Grant Wallace
CS 597d
Observation 8:
Code Generation Schema for Modulo Scheduled Loops [1]
Strengths:
Presents a good motivation for using techniques
that eliminate pre-conditioning in modulo scheduled loops, especially in
VLIW and deep pipeline processors. Figure 5 shows that only in a very narrow
band (of iterations per loop) is the speedup near ideal for these two types
of processors. The curve has the look of an exponential decay, leading
to large bands where speedup is far from ideal, and the problem gets worse
as the modulo number increases (more concurrent iterations in the kernel
schedule).
The modulo number tends to be large for VLIW processors
because the initialization interval is short (it can start an iteration
quickly due to IPL), but it must have enough kernel stages to allow completion
of the iteration. The result is that it is able to begin many iterations
before the first one completes, thus a high modulo number. With deep pipeline
processors, there is a similar effect produced by the long instruction
latencies. Since the latency of an iteration has increased, more iterations
can be started before the first finishes.

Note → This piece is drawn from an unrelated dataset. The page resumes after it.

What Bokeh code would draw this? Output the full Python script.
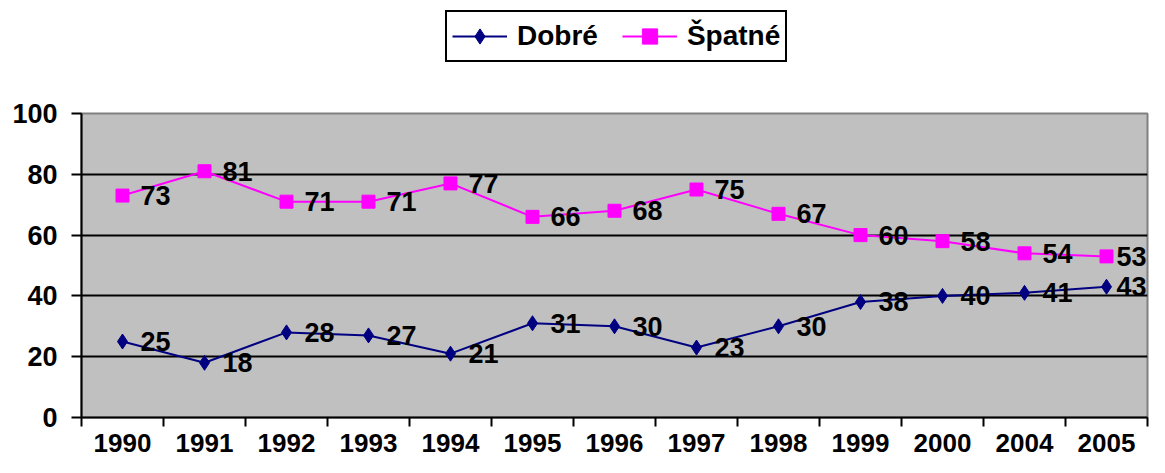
from bokeh.plotting import figure
from bokeh.layouts import column
from bokeh.models import FixedTicker, Legend, LegendItem, ColumnDataSource
from bokeh.core.properties import value
from bokeh.embed import file_html
from bokeh.resources import INLINE

years = ["1990", "1991", "1992", "1993", "1994", "1995", "1996", "1997",
         "1998", "1999", "2000", "2004", "2005"]
dobre = [25, 18, 28, 27, 21, 31, 30, 23, 30, 38, 40, 41, 43]
spatne = [73, 81, 71, 71, 77, 66, 68, 75, 67, 60, 58, 54, 53]
y_ticks = [0, 20, 40, 60, 80, 100]

FONT = "Liberation Sans"
NAVY = "#000080"
MAGENTA = "#FF00FF"
n = len(years)
xs = [i + 0.5 for i in range(n)]
# label offsets (style): the last labels are pulled in so they stay inside the frame
offs = [18] * (n - 1) + [10]

src = ColumnDataSource(dict(x=xs, d=dobre, s=spatne,
                            dl=[str(v) for v in dobre],
                            sl=[str(v) for v in spatne],
                            off=offs))

# ---------------- legend strip ----------------
LEG_H = 70
lg = figure(width=1149, height=LEG_H, x_range=(1000, 1001), y_range=(1000, 1001),
            output_backend="svg", toolbar_location=None,
            x_axis_location=None, y_axis_location=None,
            min_border_left=0, min_border_right=0, min_border_top=0,
            min_border_bottom=0)
lg.outline_line_color = None
lg.background_fill_color = "white"
lg.border_fill_color = "white"
lg.xgrid.grid_line_color = None
lg.ygrid.grid_line_color = None
gl1 = lg.line("x", "d", source=src, line_color=NAVY, line_width=2)
gm1 = lg.scatter("x", "d", source=src, marker="diamond", size=15,
                 fill_color=NAVY, line_color=NAVY)
gl2 = lg.line("x", "s", source=src, line_color=MAGENTA, line_width=2)
gm2 = lg.scatter("x", "s", source=src, marker="square", size=13,
                 fill_color=MAGENTA, line_color=MAGENTA)

# legend frame is aligned with the chart frame (left edge at x = 81)
legend = Legend(items=[LegendItem(label="Dobré", renderers=[gl1, gm1]),
                       LegendItem(label="Špatné", renderers=[gl2, gm2])],
                orientation="horizontal", location=(364, LEG_H - 62))
legend.border_line_color = "black"
legend.border_line_width = 2
legend.border_line_alpha = 1
legend.background_fill_color = "white"
legend.background_fill_alpha = 1
legend.label_text_font = FONT
legend.label_text_font_style = "bold"
legend.label_text_font_size = "28px"
legend.label_text_color = "black"
legend.glyph_width = 55
legend.glyph_height = 38
legend.label_height = 38
legend.label_standoff = 10
legend.spacing = 24
legend.padding = 5
legend.margin = 0
lg.add_layout(legend, "center")

# ---------------- main chart ----------------
P_H = 457 - LEG_H
p = figure(width=1149, height=P_H, x_range=(0, n), y_range=(0, 100),
           output_backend="svg", toolbar_location=None,
           min_border_left=81, min_border_right=2, min_border_top=113 - LEG_H,
           min_border_bottom=P_H - (417 - LEG_H))
p.background_fill_color = "#C0C0C0"
p.border_fill_color = "white"
p.outline_line_color = "#808080"
p.outline_line_width = 2

p.xgrid.grid_line_color = None
p.ygrid.grid_line_color = "black"
p.ygrid.grid_line_width = 2

# x axis: labels at category centres, ticks at category boundaries
p.xaxis.ticker = FixedTicker(ticks=xs, minor_ticks=list(range(n + 1)))
p.xaxis.major_label_overrides = {x: y for x, y in zip(xs, years)}
p.xaxis.major_tick_out = 0
p.xaxis.major_tick_in = 0
p.xaxis.minor_tick_out = 9
p.xaxis.minor_tick_in = 0
p.xaxis.minor_tick_line_color = "black"
p.xaxis.minor_tick_line_width = 2
p.xaxis.axis_line_width = 2
p.xaxis.axis_line_color = "black"
p.xaxis.major_label_standoff = 7
p.xaxis.major_label_text_font = FONT
p.xaxis.major_label_text_font_style = "bold"
p.xaxis.major_label_text_font_size = "26px"
p.xaxis.major_label_text_color = "black"

# y axis
p.yaxis.ticker = FixedTicker(ticks=y_ticks)
p.yaxis.major_tick_out = 10
p.yaxis.major_tick_in = 0
p.yaxis.minor_tick_out = 0
p.yaxis.minor_tick_in = 0
p.yaxis.major_tick_line_width = 2
p.yaxis.axis_line_width = 2
p.yaxis.axis_line_color = "black"
p.yaxis.major_label_standoff = 14
p.yaxis.major_label_text_font = FONT
p.yaxis.major_label_text_font_style = "bold"
p.yaxis.major_label_text_font_size = "27px"
p.yaxis.major_label_text_color = "black"

p.line("x", "d", source=src, line_color=NAVY, line_width=2)
p.scatter("x", "d", source=src, marker="diamond", size=15,
          fill_color=NAVY, line_color=NAVY)
p.line("x", "s", source=src, line_color=MAGENTA, line_width=2)
p.scatter("x", "s", source=src, marker="square", size=13,
          fill_color=MAGENTA, line_color=MAGENTA)

for col, ycol in (("dl", "d"), ("sl", "s")):
    p.text("x", ycol, text=col, source=src, x_offset="off",
           text_align="left", text_baseline="middle",
           text_font=value(FONT), text_font_style="bold",
           text_font_size="27px", text_color="black")

layout = column(lg, p, spacing=0)
open("out.html", "w").write(file_html(layout, INLINE))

Note that the reduction in speedup is because the
pre-condition section has no inter-loop IPL and must execute up to the
modulo number of these iterations before entering the modulo scheduled
loop. The affect that this has on speedup will reduce as the total number
of loop iterations increases (i.e. at iterations = infinite, the speedup
will be ideal no matter what the modulo number). So this leads to the question,
what is the average number of loop iterations, and what is that performance
hit.
Weaknesses:
No benchmark results are shown or discussed. The
implementation needed to avoid pre-conditioning could be expensive it terms
of hardware (predication, speculation, rotating register files), and in
terms of software (compiler complexity, code size). So it would be good
to see how much overall speedup these techniques achieve. Note also that
modulo scheduling can only be done on inner-loops without function calls,
and that the performance hit due to pre-conditioning decreases as iterations
per loop increases. My intuitive guess is that inner-loops without function
calls might be executed many iterations on average.
[1] B. R. Rau, M. S. Schlansker, and P. P. Tirumalai. "Code generation
schema for modulo scheduled loops." In Proceedings of the 25th Annual International
Symposium on Microarchitecture, pages 158-169, December 1992.